Come out, come out where ever you are…
Thu Nov 4 14:57:30 1999
I think it would largely depend upon the person you wish to come out to. As with any news that has the potential to really affect the life of another, you must speak on their level in their language from their point of view. Also, take into consideration how they view you in your entirety as a person. Trust is the biggest issue. One never knows how another may react to the startling news that you snack on other people.
For me, I’ve told when someone in my life has reached a point that they have gotten so closely involved in my day to day existence that I must make a choice to either allow them to progress further and have the opportunity to increase the value of the friendship/relationship by leaps and bounds by putting me at ease and setting the stage for deeper communication, or placing a limit at that point in which they can go no further. Sometimes, the people that are a part of your life, but not a truly active part, need not know, especially if the potential for problems is great.
I recently “came out” and told someone whom I felt had reached that point in my life that either I allowed them to get closer and become a more vital part of my life or keep at a distance and risk missing a valuable bond. My previous credibility certainly helped in that I have always been fairly blunt, level-headed, honest and open with the individual. The event took place in the aftermath of a very psychotic night in which I… I can think of no other word except frenzied… due to not feeding properly for what has been.. let’s see.. almost a year now. I ended up injuring myself for what must be the fourth or fifth time since this period of abstinence began. At any rate, the particulars are unimportant at this point.
The next night, I was very dizzy, cramping and generally in a very disagreeable mood. Circumstances took place that led to questions that led to answers… and suddenly I was aware that I was telling this person about the previous night’s events… which led to an explanation of the past, discussion on various theories, ideas about how to help the current situation (though, no, they did not offer to be a donor. I knew you would wonder, Serendipity. Seems to be the record in the past).
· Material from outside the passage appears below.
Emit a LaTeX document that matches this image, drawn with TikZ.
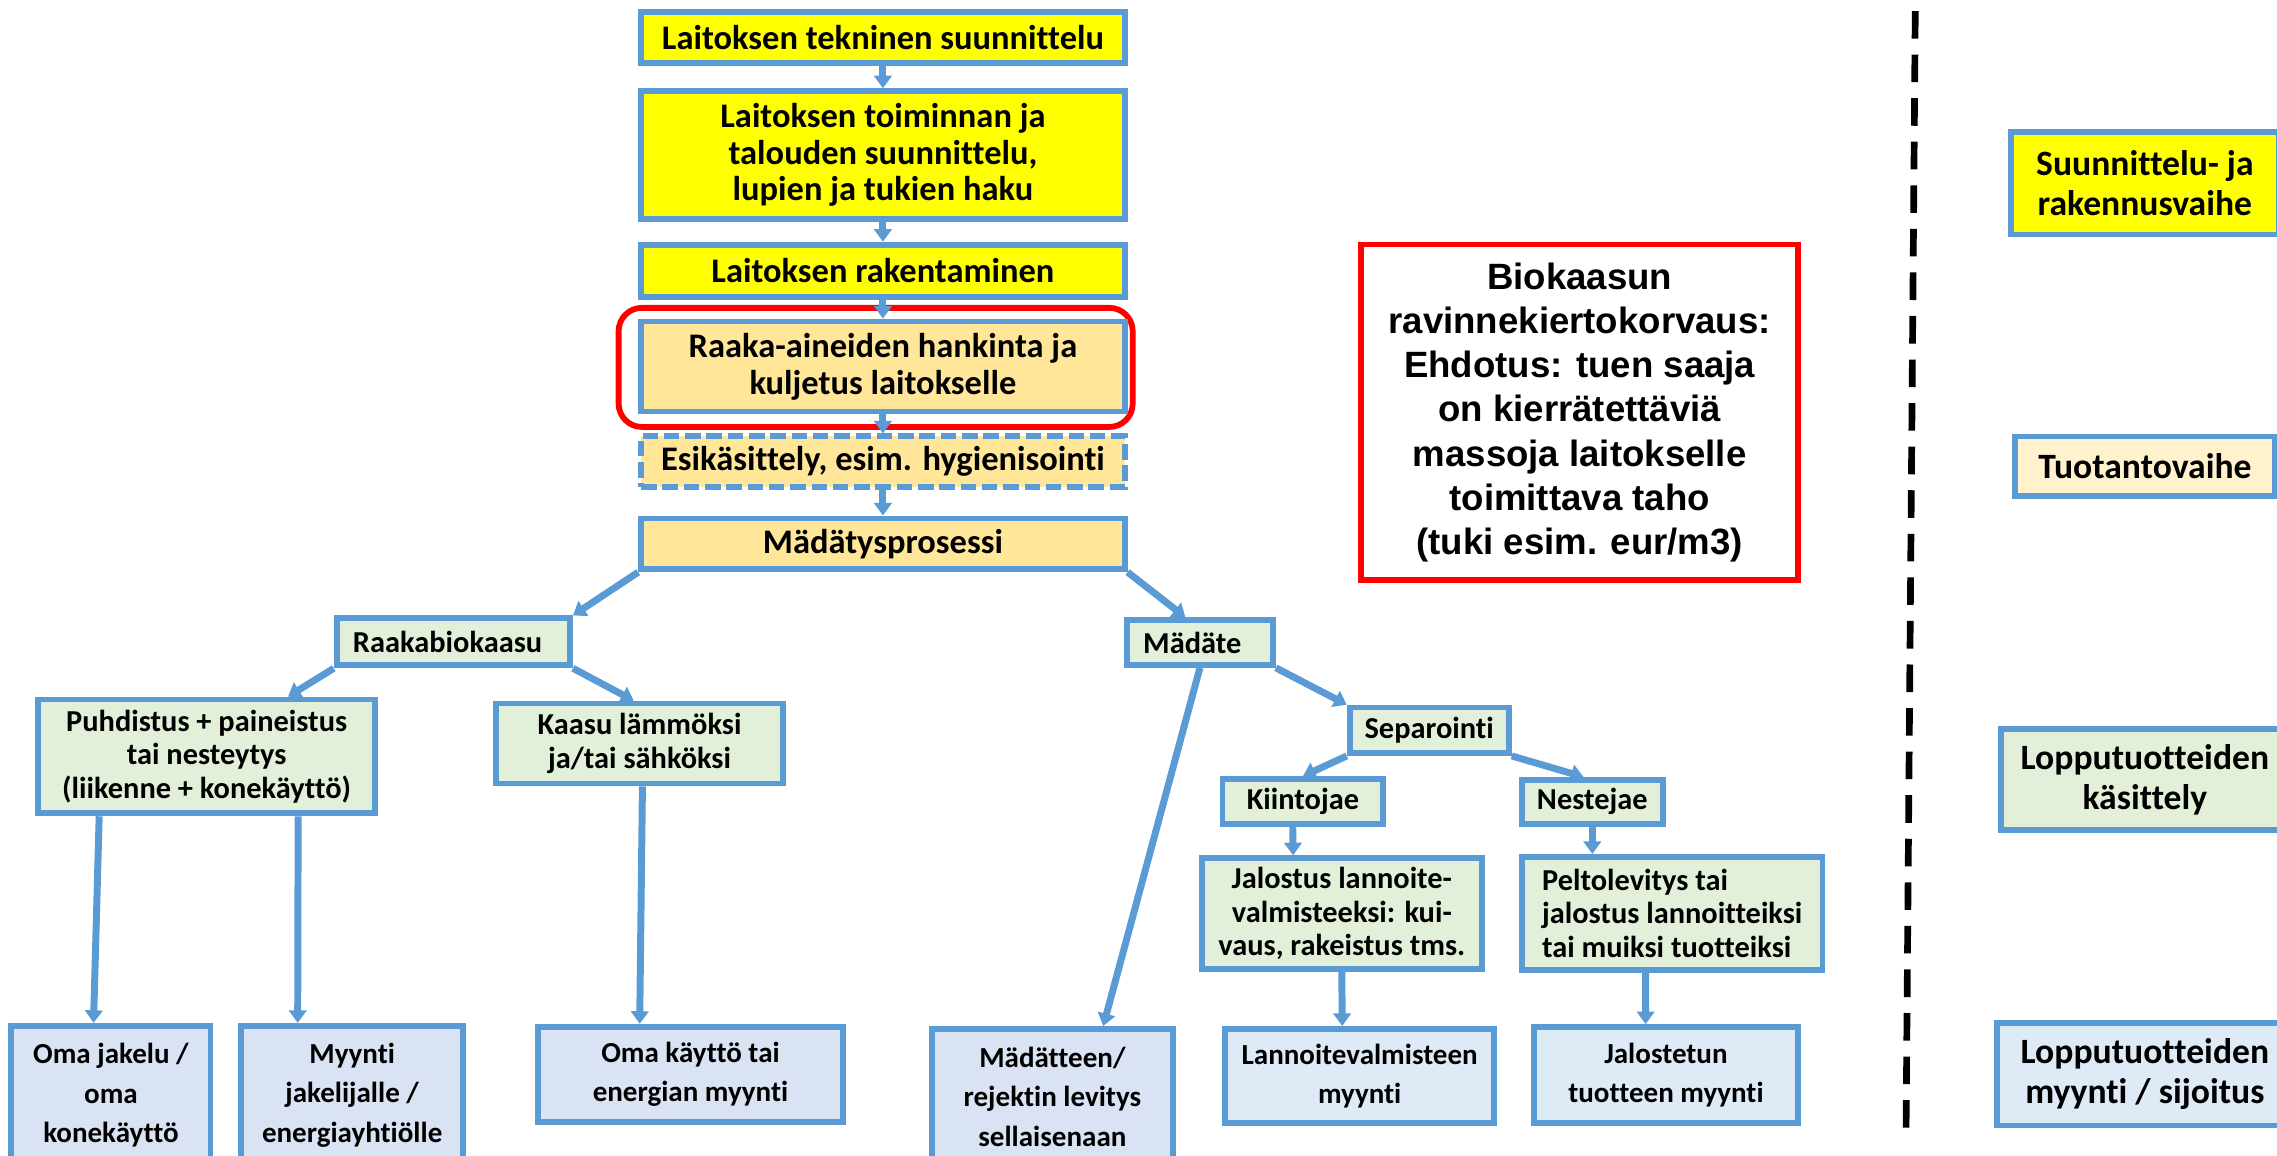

It ended up being a long, detailed and sanity-restoring conversation.
I took a chance and it worked out well. I shudder to think of how terrible it could have been. Always weigh the worth. Why are you telling? Is it important enough to you to risk the consequences? Will it truly be productive? How might it impact the other person? If it truly seems to be a difficult thing to tell (or the first time ever telling), it can be somewhat frightening. Before you can tell someone else, tell yourself. You cannot expect someone else to believe what you do not. Write a letter to no one, and in it tell all the things you want to tell the person. Read it and think about what you are saying and who you are saying it to.
As a vampire, one generally has advantages that can be put to use, things one can do to sway the situation and make it more comfortable for both parties involved. Set the stage. Establish a link. By being able to reach inside and feel and gauge what the other person feels, one can adjust adjust accordingly and influence that reaction. The length one goes to will all depend upon the value of the person and the crucial status of the situation. Be prepared to answer questions as best one can. Lastly, if it is someone I deeply care about, I would stress the reasons behind my speaking in the first place to the person in question.
For all this rambling, I hope it might help.